* Begin DATA SHOWN *

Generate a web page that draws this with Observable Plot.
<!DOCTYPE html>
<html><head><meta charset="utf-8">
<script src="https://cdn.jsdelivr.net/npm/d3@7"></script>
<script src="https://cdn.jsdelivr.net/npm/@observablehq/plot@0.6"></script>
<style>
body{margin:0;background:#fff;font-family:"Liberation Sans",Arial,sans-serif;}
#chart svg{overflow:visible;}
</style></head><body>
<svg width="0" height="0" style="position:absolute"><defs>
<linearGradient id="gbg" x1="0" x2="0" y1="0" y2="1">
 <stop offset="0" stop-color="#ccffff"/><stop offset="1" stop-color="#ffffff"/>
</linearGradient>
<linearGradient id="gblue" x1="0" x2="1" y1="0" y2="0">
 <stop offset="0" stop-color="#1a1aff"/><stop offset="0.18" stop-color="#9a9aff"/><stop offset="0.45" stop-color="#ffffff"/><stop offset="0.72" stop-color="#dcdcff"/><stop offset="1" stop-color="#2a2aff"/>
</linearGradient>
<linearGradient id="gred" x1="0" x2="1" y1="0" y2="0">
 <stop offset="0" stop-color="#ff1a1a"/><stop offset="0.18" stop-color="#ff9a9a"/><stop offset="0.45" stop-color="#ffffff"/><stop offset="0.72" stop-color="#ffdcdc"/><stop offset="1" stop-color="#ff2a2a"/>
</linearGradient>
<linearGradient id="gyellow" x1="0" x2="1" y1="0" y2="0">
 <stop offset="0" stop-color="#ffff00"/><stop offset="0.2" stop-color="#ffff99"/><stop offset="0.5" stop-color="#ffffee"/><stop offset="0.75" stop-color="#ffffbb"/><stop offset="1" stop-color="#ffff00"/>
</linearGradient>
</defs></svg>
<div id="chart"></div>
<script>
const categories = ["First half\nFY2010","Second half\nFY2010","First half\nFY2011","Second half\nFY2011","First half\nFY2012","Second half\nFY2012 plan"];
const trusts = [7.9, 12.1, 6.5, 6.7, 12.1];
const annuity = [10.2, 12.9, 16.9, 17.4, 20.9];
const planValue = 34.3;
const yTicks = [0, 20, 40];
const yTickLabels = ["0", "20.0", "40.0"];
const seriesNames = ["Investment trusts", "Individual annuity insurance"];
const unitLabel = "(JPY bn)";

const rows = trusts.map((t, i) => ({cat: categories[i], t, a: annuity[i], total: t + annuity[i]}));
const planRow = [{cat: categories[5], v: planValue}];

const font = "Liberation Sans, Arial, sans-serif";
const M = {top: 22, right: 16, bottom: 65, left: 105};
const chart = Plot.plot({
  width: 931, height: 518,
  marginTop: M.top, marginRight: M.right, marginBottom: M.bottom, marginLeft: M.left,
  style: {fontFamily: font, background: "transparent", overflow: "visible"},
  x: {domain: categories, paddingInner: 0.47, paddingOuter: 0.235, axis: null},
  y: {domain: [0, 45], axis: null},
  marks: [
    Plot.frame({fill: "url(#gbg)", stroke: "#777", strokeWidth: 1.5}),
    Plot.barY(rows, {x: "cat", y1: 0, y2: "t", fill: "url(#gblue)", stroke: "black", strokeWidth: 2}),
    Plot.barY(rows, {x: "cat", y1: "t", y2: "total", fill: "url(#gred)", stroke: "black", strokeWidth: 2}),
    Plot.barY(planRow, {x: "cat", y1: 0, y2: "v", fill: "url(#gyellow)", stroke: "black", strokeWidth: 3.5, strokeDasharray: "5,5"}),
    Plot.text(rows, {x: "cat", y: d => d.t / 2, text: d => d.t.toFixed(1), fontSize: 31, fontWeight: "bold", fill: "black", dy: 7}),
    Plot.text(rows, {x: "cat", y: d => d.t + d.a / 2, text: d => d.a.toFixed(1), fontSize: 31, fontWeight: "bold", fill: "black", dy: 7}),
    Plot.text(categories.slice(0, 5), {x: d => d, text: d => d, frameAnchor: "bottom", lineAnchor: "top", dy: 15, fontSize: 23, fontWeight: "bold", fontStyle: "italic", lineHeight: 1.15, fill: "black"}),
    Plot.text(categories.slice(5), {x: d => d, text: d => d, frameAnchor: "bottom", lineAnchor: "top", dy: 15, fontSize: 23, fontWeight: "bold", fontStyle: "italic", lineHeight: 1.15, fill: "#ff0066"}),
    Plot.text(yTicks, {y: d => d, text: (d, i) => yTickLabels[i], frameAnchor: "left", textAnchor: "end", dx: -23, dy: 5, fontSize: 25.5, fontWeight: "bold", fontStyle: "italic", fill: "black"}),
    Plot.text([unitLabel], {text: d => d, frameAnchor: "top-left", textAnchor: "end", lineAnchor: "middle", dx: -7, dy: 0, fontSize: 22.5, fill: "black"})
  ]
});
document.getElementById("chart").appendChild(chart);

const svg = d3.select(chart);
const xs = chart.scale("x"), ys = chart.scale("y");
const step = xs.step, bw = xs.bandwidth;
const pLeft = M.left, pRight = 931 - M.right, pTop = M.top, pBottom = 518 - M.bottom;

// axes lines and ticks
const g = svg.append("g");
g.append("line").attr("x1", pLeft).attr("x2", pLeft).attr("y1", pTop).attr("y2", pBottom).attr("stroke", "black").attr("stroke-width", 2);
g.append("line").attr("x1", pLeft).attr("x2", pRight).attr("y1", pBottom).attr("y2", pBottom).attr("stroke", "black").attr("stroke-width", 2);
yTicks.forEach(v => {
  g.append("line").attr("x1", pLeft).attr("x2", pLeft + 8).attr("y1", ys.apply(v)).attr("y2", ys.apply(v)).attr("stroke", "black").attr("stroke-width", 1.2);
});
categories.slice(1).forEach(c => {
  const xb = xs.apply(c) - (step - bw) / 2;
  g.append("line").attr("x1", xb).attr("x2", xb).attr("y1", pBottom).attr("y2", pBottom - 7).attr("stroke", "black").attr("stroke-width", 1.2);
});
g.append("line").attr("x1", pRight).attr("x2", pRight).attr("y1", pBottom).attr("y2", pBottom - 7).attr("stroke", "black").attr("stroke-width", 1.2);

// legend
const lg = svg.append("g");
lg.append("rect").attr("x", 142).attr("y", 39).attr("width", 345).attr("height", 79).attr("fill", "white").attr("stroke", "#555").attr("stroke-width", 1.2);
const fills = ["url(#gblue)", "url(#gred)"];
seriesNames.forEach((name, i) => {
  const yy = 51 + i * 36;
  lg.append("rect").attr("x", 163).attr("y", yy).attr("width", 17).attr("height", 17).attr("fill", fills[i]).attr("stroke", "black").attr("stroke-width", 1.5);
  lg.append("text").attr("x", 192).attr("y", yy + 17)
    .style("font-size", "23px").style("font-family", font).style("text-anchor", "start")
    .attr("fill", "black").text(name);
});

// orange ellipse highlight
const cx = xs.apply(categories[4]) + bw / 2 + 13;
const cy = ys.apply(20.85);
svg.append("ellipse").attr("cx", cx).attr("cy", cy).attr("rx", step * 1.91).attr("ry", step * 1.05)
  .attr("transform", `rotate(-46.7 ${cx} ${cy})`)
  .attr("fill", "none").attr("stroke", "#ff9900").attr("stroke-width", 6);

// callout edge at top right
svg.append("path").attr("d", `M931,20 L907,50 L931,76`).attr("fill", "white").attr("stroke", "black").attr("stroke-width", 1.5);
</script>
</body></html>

* End DATA SHOWN *

▸ WRITTEN INSTRUCTION: Write out the listing once more, matching it exactly.

▸ TASK RESULT:
Generate a web page that draws this with Observable Plot.
<!DOCTYPE html>
<html><head><meta charset="utf-8">
<script src="https://cdn.jsdelivr.net/npm/d3@7"></script>
<script src="https://cdn.jsdelivr.net/npm/@observablehq/plot@0.6"></script>
<style>
body{margin:0;background:#fff;font-family:"Liberation Sans",Arial,sans-serif;}
#chart svg{overflow:visible;}
</style></head><body>
<svg width="0" height="0" style="position:absolute"><defs>
<linearGradient id="gbg" x1="0" x2="0" y1="0" y2="1">
 <stop offset="0" stop-color="#ccffff"/><stop offset="1" stop-color="#ffffff"/>
</linearGradient>
<linearGradient id="gblue" x1="0" x2="1" y1="0" y2="0">
 <stop offset="0" stop-color="#1a1aff"/><stop offset="0.18" stop-color="#9a9aff"/><stop offset="0.45" stop-color="#ffffff"/><stop offset="0.72" stop-color="#dcdcff"/><stop offset="1" stop-color="#2a2aff"/>
</linearGradient>
<linearGradient id="gred" x1="0" x2="1" y1="0" y2="0">
 <stop offset="0" stop-color="#ff1a1a"/><stop offset="0.18" stop-color="#ff9a9a"/><stop offset="0.45" stop-color="#ffffff"/><stop offset="0.72" stop-color="#ffdcdc"/><stop offset="1" stop-color="#ff2a2a"/>
</linearGradient>
<linearGradient id="gyellow" x1="0" x2="1" y1="0" y2="0">
 <stop offset="0" stop-color="#ffff00"/><stop offset="0.2" stop-color="#ffff99"/><stop offset="0.5" stop-color="#ffffee"/><stop offset="0.75" stop-color="#ffffbb"/><stop offset="1" stop-color="#ffff00"/>
</linearGradient>
</defs></svg>
<div id="chart"></div>
<script>
const categories = ["First half\nFY2010","Second half\nFY2010","First half\nFY2011","Second half\nFY2011","First half\nFY2012","Second half\nFY2012 plan"];
const trusts = [7.9, 12.1, 6.5, 6.7, 12.1];
const annuity = [10.2, 12.9, 16.9, 17.4, 20.9];
const planValue = 34.3;
const yTicks = [0, 20, 40];
const yTickLabels = ["0", "20.0", "40.0"];
const seriesNames = ["Investment trusts", "Individual annuity insurance"];
const unitLabel = "(JPY bn)";

const rows = trusts.map((t, i) => ({cat: categories[i], t, a: annuity[i], total: t + annuity[i]}));
const planRow = [{cat: categories[5], v: planValue}];

const font = "Liberation Sans, Arial, sans-serif";
const M = {top: 22, right: 16, bottom: 65, left: 105};
const chart = Plot.plot({
  width: 931, height: 518,
  marginTop: M.top, marginRight: M.right, marginBottom: M.bottom, marginLeft: M.left,
  style: {fontFamily: font, background: "transparent", overflow: "visible"},
  x: {domain: categories, paddingInner: 0.47, paddingOuter: 0.235, axis: null},
  y: {domain: [0, 45], axis: null},
  marks: [
    Plot.frame({fill: "url(#gbg)", stroke: "#777", strokeWidth: 1.5}),
    Plot.barY(rows, {x: "cat", y1: 0, y2: "t", fill: "url(#gblue)", stroke: "black", strokeWidth: 2}),
    Plot.barY(rows, {x: "cat", y1: "t", y2: "total", fill: "url(#gred)", stroke: "black", strokeWidth: 2}),
    Plot.barY(planRow, {x: "cat", y1: 0, y2: "v", fill: "url(#gyellow)", stroke: "black", strokeWidth: 3.5, strokeDasharray: "5,5"}),
    Plot.text(rows, {x: "cat", y: d => d.t / 2, text: d => d.t.toFixed(1), fontSize: 31, fontWeight: "bold", fill: "black", dy: 7}),
    Plot.text(rows, {x: "cat", y: d => d.t + d.a / 2, text: d => d.a.toFixed(1), fontSize: 31, fontWeight: "bold", fill: "black", dy: 7}),
    Plot.text(categories.slice(0, 5), {x: d => d, text: d => d, frameAnchor: "bottom", lineAnchor: "top", dy: 15, fontSize: 23, fontWeight: "bold", fontStyle: "italic", lineHeight: 1.15, fill: "black"}),
    Plot.text(categories.slice(5), {x: d => d, text: d => d, frameAnchor: "bottom", lineAnchor: "top", dy: 15, fontSize: 23, fontWeight: "bold", fontStyle: "italic", lineHeight: 1.15, fill: "#ff0066"}),
    Plot.text(yTicks, {y: d => d, text: (d, i) => yTickLabels[i], frameAnchor: "left", textAnchor: "end", dx: -23, dy: 5, fontSize: 25.5, fontWeight: "bold", fontStyle: "italic", fill: "black"}),
    Plot.text([unitLabel], {text: d => d, frameAnchor: "top-left", textAnchor: "end", lineAnchor: "middle", dx: -7, dy: 0, fontSize: 22.5, fill: "black"})
  ]
});
document.getElementById("chart").appendChild(chart);

const svg = d3.select(chart);
const xs = chart.scale("x"), ys = chart.scale("y");
const step = xs.step, bw = xs.bandwidth;
const pLeft = M.left, pRight = 931 - M.right, pTop = M.top, pBottom = 518 - M.bottom;

// axes lines and ticks
const g = svg.append("g");
g.append("line").attr("x1", pLeft).attr("x2", pLeft).attr("y1", pTop).attr("y2", pBottom).attr("stroke", "black").attr("stroke-width", 2);
g.append("line").attr("x1", pLeft).attr("x2", pRight).attr("y1", pBottom).attr("y2", pBottom).attr("stroke", "black").attr("stroke-width", 2);
yTicks.forEach(v => {
  g.append("line").attr("x1", pLeft).attr("x2", pLeft + 8).attr("y1", ys.apply(v)).attr("y2", ys.apply(v)).attr("stroke", "black").attr("stroke-width", 1.2);
});
categories.slice(1).forEach(c => {
  const xb = xs.apply(c) - (step - bw) / 2;
  g.append("line").attr("x1", xb).attr("x2", xb).attr("y1", pBottom).attr("y2", pBottom - 7).attr("stroke", "black").attr("stroke-width", 1.2);
});
g.append("line").attr("x1", pRight).attr("x2", pRight).attr("y1", pBottom).attr("y2", pBottom - 7).attr("stroke", "black").attr("stroke-width", 1.2);

// legend
const lg = svg.append("g");
lg.append("rect").attr("x", 142).attr("y", 39).attr("width", 345).attr("height", 79).attr("fill", "white").attr("stroke", "#555").attr("stroke-width", 1.2);
const fills = ["url(#gblue)", "url(#gred)"];
seriesNames.forEach((name, i) => {
  const yy = 51 + i * 36;
  lg.append("rect").attr("x", 163).attr("y", yy).attr("width", 17).attr("height", 17).attr("fill", fills[i]).attr("stroke", "black").attr("stroke-width", 1.5);
  lg.append("text").attr("x", 192).attr("y", yy + 17)
    .style("font-size", "23px").style("font-family", font).style("text-anchor", "start")
    .attr("fill", "black").text(name);
});

// orange ellipse highlight
const cx = xs.apply(categories[4]) + bw / 2 + 13;
const cy = ys.apply(20.85);
svg.append("ellipse").attr("cx", cx).attr("cy", cy).attr("rx", step * 1.91).attr("ry", step * 1.05)
  .attr("transform", `rotate(-46.7 ${cx} ${cy})`)
  .attr("fill", "none").attr("stroke", "#ff9900").attr("stroke-width", 6);

// callout edge at top right
svg.append("path").attr("d", `M931,20 L907,50 L931,76`).attr("fill", "white").attr("stroke", "black").attr("stroke-width", 1.5);
</script>
</body></html>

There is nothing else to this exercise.